When we research the records of people who were institutionalized in the past many researchers argue we have “not just a legal but also an ethical duty to maintain the confidentiality of those mentioned in historical health record.” Yet other disability advocates and historians disagree, contending that institutions already marginalized and tried to erase the stories of people with disabilities. By telling the stories of people who lived in institutions, their history and personhood can be reclaimed.
Historians David Wright and Renee Saucier wrote a great article “Madness in the Archives: Anonymity, Ethics, and Mental Health History Research” that lays out the ethical arguments surrounding research in asylum records, definitely worth a read.

But the fact remains- people who were institutionalized in the past like Ellen are difficult to research and leave few records behind that illuminate their lives and experiences. Even more so for people who weren’t white or middle/upper class. The records that were generated during their time in an institution is oftentimes the fullest account of their lives that we still have. The same is often true for people who were incarcerated, drafted, prosecuted, or taxed by their government. Governments have historically created many records for practical reasons, but they live on and have new value for us today. So what should archives do with these records?
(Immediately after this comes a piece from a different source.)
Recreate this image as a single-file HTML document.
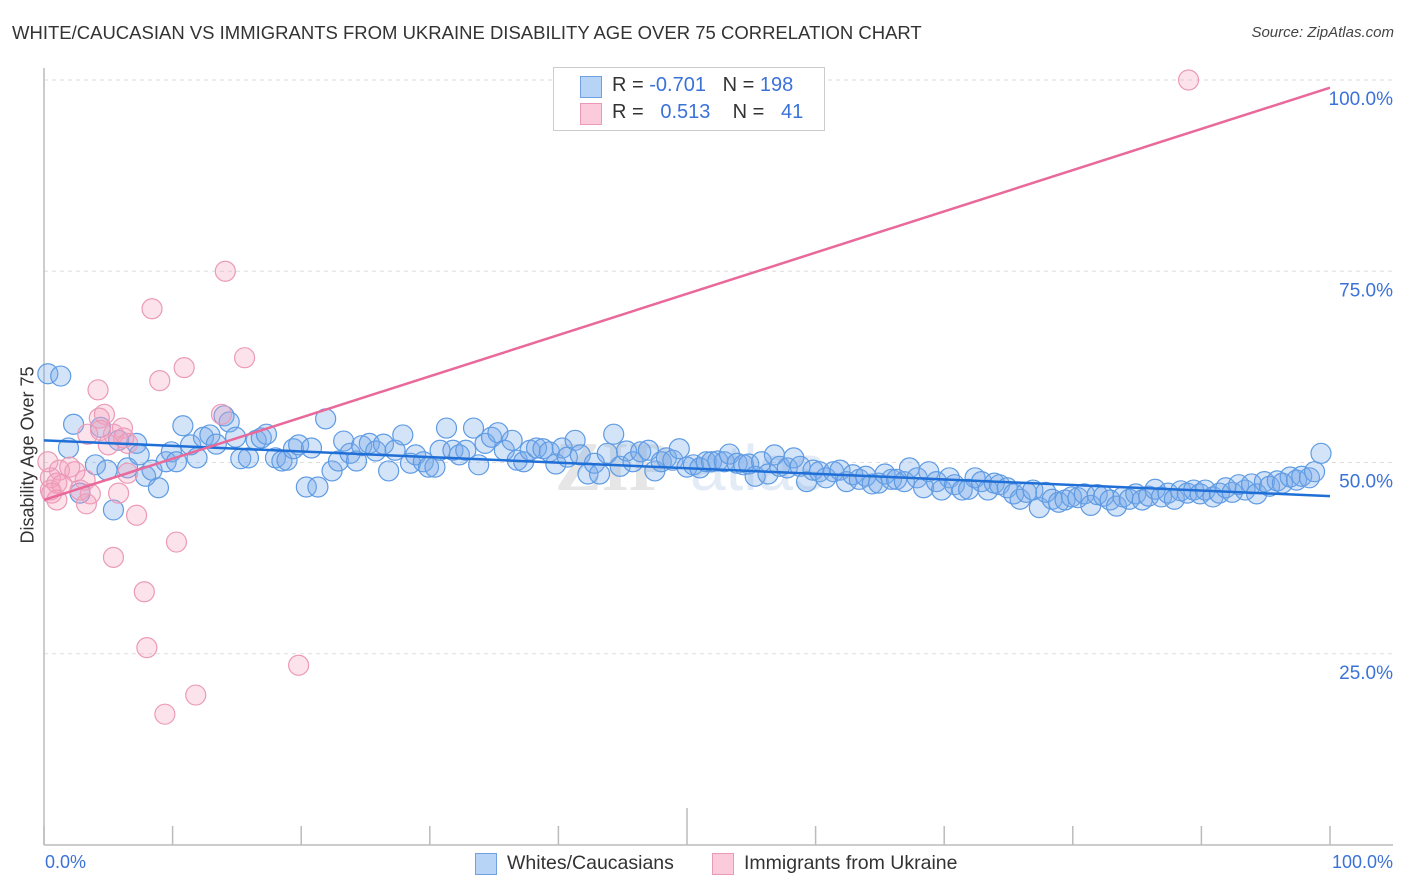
<!DOCTYPE html>
<html><head><meta charset="utf-8"><style>
body{margin:0;background:#fff;font-family:"Liberation Sans",sans-serif;}
#wrap{position:relative;width:1406px;height:892px;overflow:hidden;}
.t{position:absolute;white-space:nowrap;}
</style></head><body>
<div id="wrap">
<div class="t" style="left:12px;top:22px;font-size:18.5px;color:#333;">WHITE/CAUCASIAN VS IMMIGRANTS FROM UKRAINE DISABILITY AGE OVER 75 CORRELATION CHART</div>
<div class="t" style="right:12px;top:24px;font-size:15px;color:#444;font-style:italic;">Source: ZipAtlas.com</div>
<div class="t" style="left:28px;top:455px;font-size:18px;color:#333;transform:translate(-50%,-50%) rotate(-90deg);">Disability Age Over 75</div>
<svg id="plot" width="1406" height="892" style="position:absolute;left:0;top:0"></svg>
<div style="position:absolute;left:553px;top:67px;width:270px;height:62px;border:1px solid #ccc;background:#fff;font-size:20px;">
 <div style="position:absolute;left:26px;top:8px;width:20px;height:20px;background:#b7d3f5;border:1px solid #6fa1e0;"></div>
 <div class="t" style="left:58px;top:6px;color:#333;">R = <span style="color:#3b72d9">-0.701</span>&nbsp;&nbsp;&nbsp;N = <span style="color:#3b72d9">198</span></div>
 <div style="position:absolute;left:26px;top:35px;width:20px;height:20px;background:#fbcadb;border:1px solid #ea9ab6;"></div>
 <div class="t" style="left:58px;top:33px;color:#333;">R = &nbsp;&nbsp;<span style="color:#3b72d9">0.513</span>&nbsp;&nbsp;&nbsp;&nbsp;N = &nbsp;&nbsp;<span style="color:#3b72d9">41</span></div>
</div>
<div class="t" style="left:45px;top:852px;font-size:18px;color:#3b72d9;">0.0%</div>
<div class="t" style="right:13px;top:852px;font-size:18px;color:#3b72d9;">100.0%</div>
<div style="position:absolute;left:475px;top:853px;width:20px;height:20px;background:#b7d3f5;border:1px solid #6fa1e0;"></div>
<div class="t" style="left:507px;top:852px;font-size:19.5px;color:#333;">Whites/Caucasians</div>
<div style="position:absolute;left:712px;top:853px;width:20px;height:20px;background:#fbcadb;border:1px solid #ea9ab6;"></div>
<div class="t" style="left:744px;top:852px;font-size:19.5px;color:#333;">Immigrants from Ukraine</div>
</div>
<script>
const yTicks=[25,50,75,100];
const yTickLabels=["25.0%","50.0%","75.0%","100.0%"];
const xTicks=[0,10,20,30,40,50,60,70,80,90,100];
const blueX=[0.3,1.3,2.3,1.9,4.0,2.8,4.4,4.9,5.4,5.8,6.5,7.2,7.4,7.9,8.4,8.9,9.5,9.9,10.3,10.8,11.4,11.9,12.4,12.9,13.4,14.0,14.4,14.9,15.3,15.9,16.5,16.9,17.3,18.0,18.5,18.9,19.4,19.8,20.4,20.8,21.3,21.9,22.4,22.9,23.3,23.8,24.3,24.7,25.3,25.8,26.4,26.8,27.3,27.9,28.5,28.9,29.5,29.9,30.4,30.8,31.3,31.8,32.3,32.8,33.4,33.8,34.3,34.8,35.3,35.8,36.4,36.8,37.3,37.8,38.3,38.8,39.3,39.8,40.3,40.7,41.3,41.7,42.3,42.8,43.2,43.8,44.3,44.8,45.3,45.8,46.4,47.0,47.5,48.0,48.4,48.9,49.4,50.0,50.5,51.0,51.5,51.9,52.4,52.9,53.3,53.9,54.4,54.8,55.3,55.8,56.3,56.8,57.2,57.8,58.3,58.8,59.3,59.8,60.3,60.8,61.4,61.9,62.4,62.9,63.4,63.9,64.4,64.9,65.4,65.9,66.3,66.9,67.3,67.9,68.4,68.8,69.4,69.8,70.4,70.8,71.4,71.9,72.4,72.9,73.4,73.9,74.3,74.9,75.4,75.9,76.4,76.9,77.4,77.9,78.4,78.9,79.4,79.9,80.4,80.9,81.4,81.9,82.4,82.9,83.4,83.9,84.4,84.9,85.4,85.9,86.4,86.9,87.4,87.9,88.4,88.9,89.4,89.9,90.3,90.9,91.4,91.9,92.4,92.9,93.4,93.9,94.3,94.9,95.3,95.9,96.3,96.9,97.4,97.8,98.4,98.8,99.3];
const blueY=[61.6,61.3,55.0,51.9,49.7,46.0,54.6,49.0,43.8,52.9,49.3,52.5,51.0,48.2,49.0,46.7,50.1,51.4,50.1,54.8,52.3,50.6,53.3,53.6,52.4,56.1,55.3,53.3,50.5,50.6,52.9,53.2,53.7,50.6,50.2,50.3,51.8,52.3,46.8,51.9,46.8,55.7,48.9,50.2,52.8,51.2,50.2,52.2,52.5,51.5,52.4,48.9,51.6,53.6,49.9,51.0,50.1,49.4,49.4,51.6,54.5,51.6,51.0,51.6,54.5,49.7,52.5,53.3,53.9,51.6,52.9,50.3,50.1,51.6,51.9,51.8,51.4,49.8,51.9,50.7,52.9,51.0,48.5,49.9,48.5,51.2,53.7,49.5,51.5,50.1,51.4,51.6,48.9,50.1,50.6,50.3,51.8,49.4,49.7,49.3,50.1,50.1,50.2,50.1,51.1,49.9,49.7,49.8,48.2,50.1,48.5,51.0,49.5,49.3,50.6,49.5,47.5,49.0,48.8,48.0,48.8,49.0,47.5,48.4,47.8,48.2,47.2,47.3,48.5,47.8,47.8,47.5,49.3,48.0,46.7,48.8,47.5,46.4,48.0,47.1,46.4,46.5,48.0,47.5,46.4,47.3,47.1,46.7,45.9,45.2,46.1,46.4,44.1,46.1,45.2,44.8,45.1,45.5,45.4,45.9,44.4,45.8,45.6,45.1,44.3,45.5,45.2,45.9,45.1,45.6,46.5,45.5,46.0,45.2,46.3,46.0,46.4,45.9,46.4,45.5,46.0,46.7,46.1,47.1,46.4,47.2,45.9,47.5,46.9,47.6,47.3,48.1,47.7,48.2,48.0,48.8,51.2];
const pinkX=[89.0,14.1,8.4,15.6,10.9,9.0,4.2,13.8,4.7,4.3,6.1,5.4,6.2,4.4,3.4,5.0,6.5,1.2,2.0,2.4,0.5,1.0,0.5,0.6,1.4,3.2,3.6,2.8,1.0,3.3,5.8,6.5,7.2,5.4,10.3,7.8,8.0,19.8,11.8,9.4,0.3];
const pinkY=[100.0,75.0,70.1,63.7,62.4,60.7,59.5,56.3,56.3,55.8,54.5,53.7,53.2,54.2,53.7,52.3,52.5,49.0,49.4,48.8,48.0,47.3,46.4,46.0,47.1,47.7,45.9,46.4,45.1,44.6,46.0,48.6,43.1,37.6,39.6,33.1,25.8,23.5,19.6,17.1,50.1];
const blueTrend=[52.9,45.6];
const pinkTrend=[45.1,99.0];
const X0=44,X1=1330,Y0=845,Y100=80;
function sx(v){return X0+(X1-X0)*v/100;}
function sy(v){return Y0-(Y0-Y100)*v/100;}
const svg=document.getElementById('plot');
const NS='http://www.w3.org/2000/svg';
function mk(tag,attrs){const e=document.createElementNS(NS,tag);for(const k in attrs)e.setAttribute(k,attrs[k]);svg.appendChild(e);return e;}
yTicks.forEach((t,i)=>{
 const g=mk('line',{x1:44,x2:1393,y1:sy(t),y2:sy(t),stroke:'#ddd','stroke-dasharray':'4,4','stroke-width':1});
 
 
 const tx=mk('text',{x:1393,y:sy(t)+25,'text-anchor':'end','font-size':19,fill:'#3b72d9','font-family':'Liberation Sans, sans-serif'});
 tx.textContent=yTickLabels[i];
 
 
});
const wm=mk('text',{x:555,y:490,'font-size':70,fill:'#e6e6e6','font-family':'Liberation Serif, serif','font-weight':'bold'});
wm.textContent='ZIP';


const wm2=mk('text',{x:690,y:490,'font-size':64,fill:'#e3ebf6','font-family':'Liberation Sans, sans-serif'});
wm2.textContent='atlas';


const ya=mk('line',{x1:44,x2:44,y1:68,y2:845,stroke:'#bbb','stroke-width':1.5});


const xa=mk('line',{x1:44,x2:1393,y1:845,y2:845,stroke:'#bbb','stroke-width':1.5});


xTicks.forEach(t=>{
 const l=mk('line',{x1:sx(t),x2:sx(t),y1:t===50?808:826,y2:845,stroke:'#bbb','stroke-width':1.5});
 
 
});
blueX.forEach((v,i)=>{
 const c=mk('circle',{cx:sx(v),cy:sy(blueY[i]),r:10,fill:'rgba(120,170,235,0.33)',stroke:'#5e9be3','stroke-width':1.2});
 
 
});
pinkX.forEach((v,i)=>{
 const c=mk('circle',{cx:sx(v),cy:sy(pinkY[i]),r:10,fill:'rgba(245,160,190,0.3)',stroke:'#eb9ab7','stroke-width':1.2});
 
 
});
const bt=mk('line',{x1:sx(0),y1:sy(blueTrend[0]),x2:sx(100),y2:sy(blueTrend[1]),stroke:'#1f6fd6','stroke-width':2.5});


const pt=mk('line',{x1:sx(0),y1:sy(pinkTrend[0]),x2:sx(100),y2:sy(pinkTrend[1]),stroke:'#e8699a','stroke-width':2.5});


</script>
</body></html>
Though I have very little information about Ellen’s experiences at the New York State Lunatic Asylum, there are quite a few memoirs and personal accounts of institutional life written by women in the 19th century. And thankfully, Kent State University has collected many of them and put them online for easy reading! From these we can get a general idea of what life was like for women like Ellen living in asylums back then. And the asylum’s annual reports and other unrestricted administrative records can give us more detail as well (even though they’re written from the asylum staff’s perspective and can leave out or gloss over important things).
In closing, I suppose this blog post is less a telling of Ellen Hammond’s story and experiences at the New York State Lunatic Asylum, and more me stating that I know there is a story but I don’t know what it is. And why I likely never will. Our family only has this one letter from Ellen, which seems to have raised more questions than it answers. There is little else in the historical record I can find about her to piece the other parts of her life together.
If you have ancestors who lived at an asylum or other mental institution, have you been able to access their records? How much of their story do you know? I’d love to hear how your research has gone!